I have a few theories. One is that we get this from watching our mothers. I did, anyway. Now, to be fair, my wonderful father has many great qualities, but being a good listener or picking up on emotional nuance is not one of them, so I understand why my mom doesn’t bother telling him often how it makes her feel when he “offers” her food that she cooked that he doesn’t like (my husband does this too sometimes and it drives me crazy. If you don’t want to eat what I cooked, that’s fine, but don’t try and lob it to me like you’re doing me a favor.)
It does nobody any favors to hold back from saying why you’re upset, unless you can just admit that sometimes you’re in a crap mood and it feels better to drag someone down with you
But on the other hand, for years she hosted Thanksgiving for 15+ people without asking or letting my father help, getting herself worked up every year. I used to ask her, “Why don’t you let Dad at least polish the silverware?” and she’d reply, “He probably wouldn’t do it right.” I know lots of other daughters whose mothers simply decided it would be easier to do things themselves (and get mad in the process) than to ask for help and have since picked up that this is just our plight—to do it ourselves because it’s easier that way. But the trap is that becomes the status quo.

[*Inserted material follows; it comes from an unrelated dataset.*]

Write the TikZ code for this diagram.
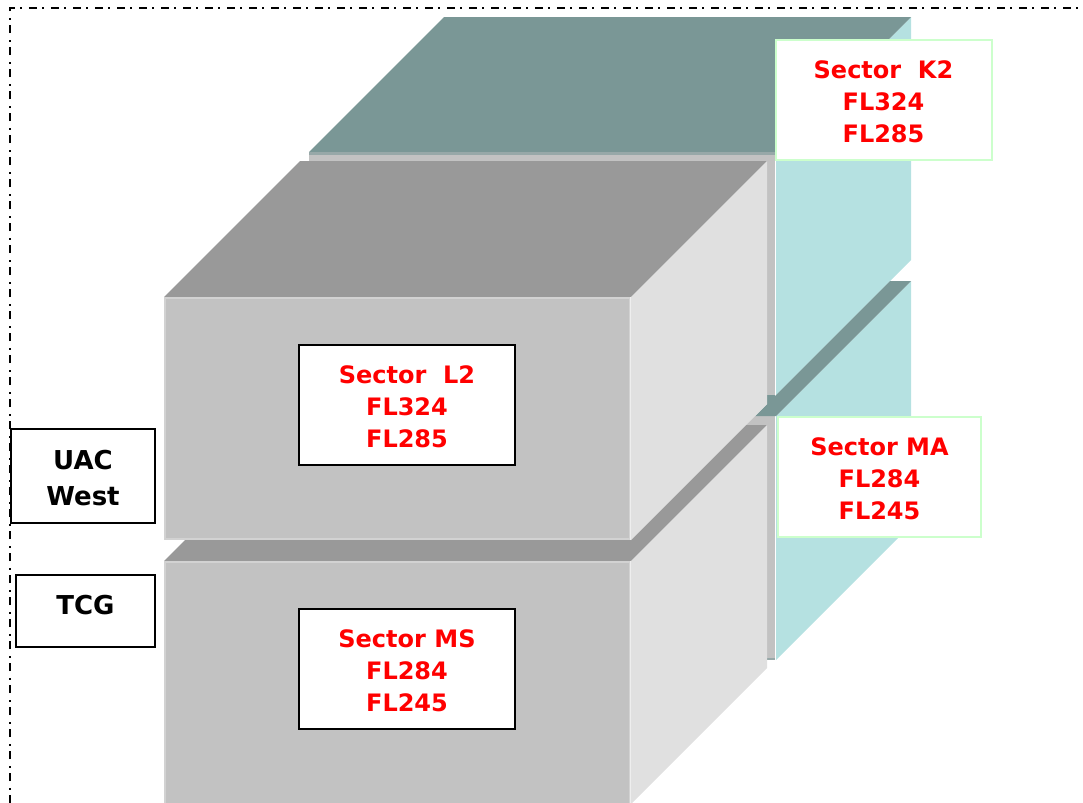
\documentclass[tikz,border=0pt]{standalone}
\usepackage{fontspec}
\setmainfont{DejaVu Sans}
\usepackage{xcolor}
\definecolor{Backtop}{RGB}{122,151,150}
\definecolor{Backside}{RGB}{181,225,225}
\definecolor{Frontface}{RGB}{194,194,194}
\definecolor{Frontedge}{RGB}{210,210,210}
\definecolor{Frontside}{RGB}{224,224,224}
\definecolor{Frontlight}{RGB}{238,238,238}
\definecolor{Fronttop}{RGB}{153,153,153}
\definecolor{Softgreen}{RGB}{204,255,204}
\usetikzlibrary{positioning}
\newcommand{\sectlines}[3]{\rule{0pt}{15.6pt}#1\\#2\\#3}

\begin{document}
\begin{tikzpicture}[
  x=0.75pt, y=-0.75pt,
  sect/.style={rectangle, fill=white, align=center,
               minimum width=162pt, minimum height=90pt, inner sep=0pt,
               font=\fontsize{18}{24}\selectfont\bfseries, text=red},
  fblk/.style={sect, draw=black, line width=1.1pt},
  gblk/.style={sect, draw=Softgreen, line width=1.5pt},
  unit/.style={rectangle, fill=white, draw=black, line width=1.1pt,
               align=center, inner sep=0pt,
               font=\fontsize{19.5}{27}\selectfont\bfseries},
  border/.style={line width=1.2pt, dash pattern=on 6pt off 4pt on 1.5pt off 5pt},
  topface/.style={fill=Fronttop},
  sideface/.style={fill=Frontside},
  frontface/.style={fill=Frontface, draw=Frontedge, line width=1.2pt},
  backface/.style={fill=Frontface}
]
\useasboundingbox (0,0) rectangle (1083,803);

%% --- Marco --------------------------------------------------
\draw[border] (10,803) -- (10,8) -- (1083,8);

%% --- Bloque trasero: K2 y MA --------------------------------
\fill[Backside] (776,152) -- (911,17) -- (911,260) -- (776,395) -- cycle;
\fill[Backside] (776,416) -- (911,281) -- (911,525) -- (776,660) -- cycle;
\fill[backface] (309,152) rectangle (775,395);
\fill[Backtop] (309,152) -- (444,17) -- (911,17) -- (776,152) -- cycle;
\fill[backface] (309,416) rectangle (775,660);
\fill[Backtop] (755,416) -- (890,281) -- (911,281) -- (776,416) -- cycle;
\fill[Backtop] (767,395) rectangle (775,416);
\fill[Backtop!60!Frontface] (309,152) rectangle (775,155);
\fill[Backtop!60!Frontface] (767,658) rectangle (775,660);

%% --- Bloque frontal: MS -------------------------------------
\fill[topface] (164,561) -- (300,425) -- (767,425) -- (631,561) -- cycle;
\fill[sideface] (631,561) -- (767,425) -- (767,668) -- (631,804) -- cycle;
\draw[frontface] (165,562) rectangle (630,810);
\draw[Frontlight, line width=1.2pt] (630.5,561) -- (630.5,803);

%% --- Bloque frontal: L2 -------------------------------------
\fill[topface] (164,297) -- (300,161) -- (767,161) -- (631,297) -- cycle;
\fill[sideface] (631,297) -- (767,161) -- (767,404) -- (631,540) -- cycle;
\draw[frontface] (165,298) rectangle (630,539);
\draw[Frontlight, line width=1.2pt] (630.5,297) -- (630.5,540);

%% --- Etiquetas ----------------------------------------------
\node[gblk] (k2) at (883.5,100) {\sectlines{Sector\ \ K2}{FL324}{FL285}};
\node[gblk, minimum width=152pt] (ma) at (879.5,477) {\sectlines{Sector MA}{FL284}{FL245}};
\node[fblk] (l2) at (407,405) {\sectlines{Sector\ \ L2}{FL324}{FL285}};
\node[fblk] (ms) at (407,669) {\sectlines{Sector MS}{FL284}{FL245}};
\node[unit, minimum width=108pt, minimum height=70.5pt] (uac) at (83,476) {\rule{0pt}{17.4pt}UAC\\West};
\node[unit, minimum width=104pt, minimum height=54pt] (tcg) at (85.5,611) {\raisebox{8.5pt}{TCG}};

\end{tikzpicture}
\end{document}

Then there is the “S/he should know how I feel” philosophy that affects some women. Sure, we want to be treated with respect and kindness, but our partners aren’t mind readers. Just as we go about our days with our own concerns and can’t always control other people’s feelings, our partners are also doing the best they can. Very few of them can look at their partners who are in a passive-aggressive funk and discern why they are upset just by thinking or feeling hard enough. It does nobody any favors to hold back from saying why you’re upset, unless you can just admit that sometimes you’re in a crap mood and it feels better to drag someone down with you (but normally when we’re that pissed, we’re not that self-aware.)

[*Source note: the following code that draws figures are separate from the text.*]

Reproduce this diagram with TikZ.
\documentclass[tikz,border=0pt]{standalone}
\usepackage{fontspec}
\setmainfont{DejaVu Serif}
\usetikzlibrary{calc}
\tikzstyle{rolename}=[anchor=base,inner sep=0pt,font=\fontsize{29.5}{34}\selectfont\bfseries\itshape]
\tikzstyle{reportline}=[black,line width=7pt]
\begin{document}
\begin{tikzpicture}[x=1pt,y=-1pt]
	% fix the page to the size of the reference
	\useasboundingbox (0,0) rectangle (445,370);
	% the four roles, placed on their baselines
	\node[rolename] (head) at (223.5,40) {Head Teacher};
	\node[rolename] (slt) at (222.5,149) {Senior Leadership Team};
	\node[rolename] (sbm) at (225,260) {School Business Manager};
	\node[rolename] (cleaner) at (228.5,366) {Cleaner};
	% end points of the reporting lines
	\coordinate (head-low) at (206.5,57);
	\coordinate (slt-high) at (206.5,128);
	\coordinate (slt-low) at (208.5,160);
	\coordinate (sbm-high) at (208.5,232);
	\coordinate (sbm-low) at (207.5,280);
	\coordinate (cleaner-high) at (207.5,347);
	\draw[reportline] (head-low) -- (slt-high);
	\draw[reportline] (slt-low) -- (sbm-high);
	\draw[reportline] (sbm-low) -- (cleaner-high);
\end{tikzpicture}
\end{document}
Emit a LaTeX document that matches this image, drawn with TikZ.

I think the final, most real reason many of us struggle with the martyr complex is that it can be sincerely difficult to figure out how to ask for help. I know that after my son was born I struggled with the habit of just doing things myself, because some tasks seemed too small and stupid to ask someone to do (bring over some toilet paper), others too tedious (help with the laundry), others too large (watch my child while I went to the doctor’s.) I didn’t want to put people out or owe them. That's why this past Thanksgiving one of my proudest achievements was farming out small tasks to everybody in my family: my brother poured the drinks, my mother-in-law answered the door and took coats, and my father-in-law carved the turkey. I couldn’t have done it without them, but I also couldn’t have done it if I hadn’t been able to delegate and just surrender some control.

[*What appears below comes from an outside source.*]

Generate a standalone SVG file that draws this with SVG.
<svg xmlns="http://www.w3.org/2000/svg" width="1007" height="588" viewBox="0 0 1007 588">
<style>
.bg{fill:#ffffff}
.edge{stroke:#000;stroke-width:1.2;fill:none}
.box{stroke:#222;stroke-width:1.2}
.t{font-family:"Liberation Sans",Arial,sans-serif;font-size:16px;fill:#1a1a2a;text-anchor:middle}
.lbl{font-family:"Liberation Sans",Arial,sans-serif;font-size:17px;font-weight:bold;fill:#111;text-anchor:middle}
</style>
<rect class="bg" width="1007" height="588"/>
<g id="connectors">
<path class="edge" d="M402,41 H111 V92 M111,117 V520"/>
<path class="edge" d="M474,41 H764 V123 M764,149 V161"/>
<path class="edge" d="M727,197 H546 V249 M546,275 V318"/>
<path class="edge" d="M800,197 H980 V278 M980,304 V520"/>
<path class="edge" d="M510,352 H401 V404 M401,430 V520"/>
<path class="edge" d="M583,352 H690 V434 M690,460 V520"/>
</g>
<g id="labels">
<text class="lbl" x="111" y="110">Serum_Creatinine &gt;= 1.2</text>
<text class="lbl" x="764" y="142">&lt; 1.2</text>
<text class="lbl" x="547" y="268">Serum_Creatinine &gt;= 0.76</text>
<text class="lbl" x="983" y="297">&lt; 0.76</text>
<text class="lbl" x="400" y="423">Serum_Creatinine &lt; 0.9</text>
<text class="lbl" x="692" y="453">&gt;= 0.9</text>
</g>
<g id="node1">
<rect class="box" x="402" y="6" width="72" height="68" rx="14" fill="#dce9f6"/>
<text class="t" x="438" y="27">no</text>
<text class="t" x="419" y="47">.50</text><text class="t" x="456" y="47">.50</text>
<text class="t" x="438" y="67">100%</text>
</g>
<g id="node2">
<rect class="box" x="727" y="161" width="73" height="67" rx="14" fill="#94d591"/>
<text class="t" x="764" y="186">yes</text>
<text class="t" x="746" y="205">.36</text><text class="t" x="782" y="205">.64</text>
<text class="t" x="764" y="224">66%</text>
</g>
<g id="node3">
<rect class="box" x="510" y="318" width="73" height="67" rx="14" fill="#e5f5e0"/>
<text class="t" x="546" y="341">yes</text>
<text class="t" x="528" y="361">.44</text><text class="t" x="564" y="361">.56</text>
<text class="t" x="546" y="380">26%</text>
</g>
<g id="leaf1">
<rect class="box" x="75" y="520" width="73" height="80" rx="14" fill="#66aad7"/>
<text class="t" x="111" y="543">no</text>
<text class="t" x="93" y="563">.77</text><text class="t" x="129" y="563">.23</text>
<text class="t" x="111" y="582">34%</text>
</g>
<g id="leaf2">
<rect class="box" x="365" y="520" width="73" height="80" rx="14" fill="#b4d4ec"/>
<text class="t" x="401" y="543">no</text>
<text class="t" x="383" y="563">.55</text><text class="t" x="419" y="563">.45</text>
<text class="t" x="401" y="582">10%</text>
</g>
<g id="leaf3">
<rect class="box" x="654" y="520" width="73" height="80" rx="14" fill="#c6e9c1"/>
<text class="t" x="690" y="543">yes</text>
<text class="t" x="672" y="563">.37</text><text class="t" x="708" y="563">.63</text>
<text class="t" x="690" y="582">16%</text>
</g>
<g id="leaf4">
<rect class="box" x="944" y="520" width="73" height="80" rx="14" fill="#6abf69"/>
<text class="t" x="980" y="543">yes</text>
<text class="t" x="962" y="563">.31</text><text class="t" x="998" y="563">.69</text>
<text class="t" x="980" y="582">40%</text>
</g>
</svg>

Suffering in silence is not something people tend to admire in anyone except maybe saints, and they’re all dead. Being a woman, a mom, a wife is difficult work on its own: we don’t need to contribute to our own hardships by thinking it’s somehow nobler to do so without speaking up. So if you think you’re a mommy martyr, not only are you not helping yourself by refusing to ask for help or speak up--you’re also setting a bad example for your kids if you choose to demonstrate that moms just do everyone’s work and slowly get mad. Speaking up for yourself is not only good for yourself, but good for everyone around you, too.